店は裏通りにあり、小さく雑多な印象で、自転車ショップというよりかは自転車関連グッズが置いてあるようなたたずまい。入店するのにすこし躊躇してしまったが、とにかく空気を入れたいし、チャーリーが本当にいるならお目にかかりたい。
カランコロンカラン。
ドアを開ける。
目の前にいた。チャーリーその人が。
目の色は海のようなブルー。髪の色はカルボナーラのような金色、肌はまっしろ。背はそれほど大きくないのだが、この寒い札幌でなぜか半袖。それでいて二の腕は筋骨隆々。私が女性だったなら、ぜひ抱きしめてもらいたいくらいの二の腕だ。
どこの国の方なのかはわからないが、おそらく彼が店主なのだろう。そんなチャーリーが私を、孫でも見るような笑顔で見つめて言うのである。
「いらっしゃい」
うわ、チャーリー。なんか雰囲気あるなぁ。よ、よし、聞いてみよう。
「えーと、自転車のタイヤに空気を入れたいんですけど、お金ってかかりま」
「かかんないヨ」
「えっ」
「すぐ終わるもん」
「えっ」
「大丈夫だよ、まかせて」
チャ、チャーリー。卓越したホスピタリティ。迅速なサービス。自転車のことなら彼におまかせ。

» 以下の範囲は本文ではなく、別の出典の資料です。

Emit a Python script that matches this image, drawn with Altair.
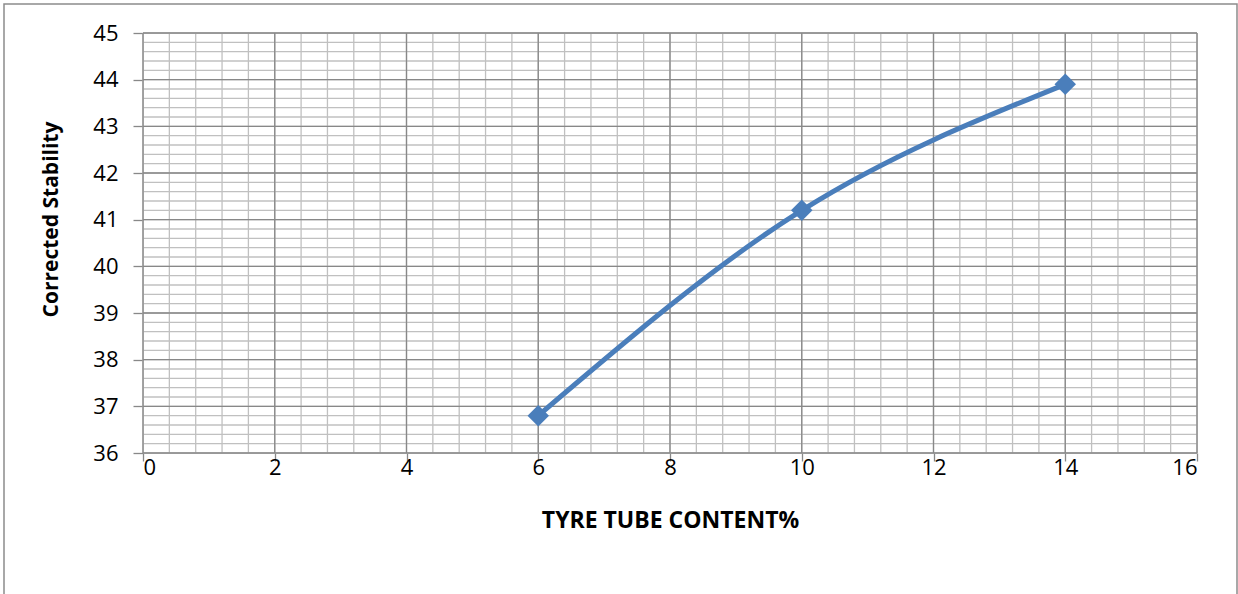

お店の前に停めた自転車をさして、「こ、この自転車なんですけど」と言ってみた。チャーリーは「アハーン、これね」と言って空気入れをセットし、自転車のタイヤホイールを確認しだした。
「アハーン、ゆるんでるね」
チャーリーはニヤリとしながら言う。どうやら空気入れのところの金具がゆるんでおり、そこからちょっとずつ空気が漏れているらしいのだ。調べればすぐにわかるものを私は確認していなかったことになる。お恥ずかしい。
チャーリーは「これがゆるんでるとすぐ抜けちゃうヨ」と言いながら金具をキチンと締める。私は私でまるで読売巨人軍の選手に媚びへつらう日テレアナウンサーまたはスポーツ報知の記者のように「ほうほう!」と言っている。
チャーリーはあの筋肉で空気入れをシュコシュコとしてくれた。するとあっという間に前輪・後輪ともにパンパンになった。
「これでもう大丈夫。空を飛ぶように走るよ」とチャーリーが言う。「えっ」と思いながら「ありがとう! ありがとう! サンキュー! サンキューベリマッチ〜!」とお辞儀をしてチャリに乗った。
空気がいっぱいになった自転車はうそみたいにすいすい進んだ。それまでの重さが一切なくなり、本当に空を飛んでいるようだった。
こんな店あったんだなぁと思ってふりかえると、チャーリーは私に手をふっていた。
迅速なサービス、卓越したホスピタリティ。私は長男だけど、これからはもっと口コミを見ようと思う。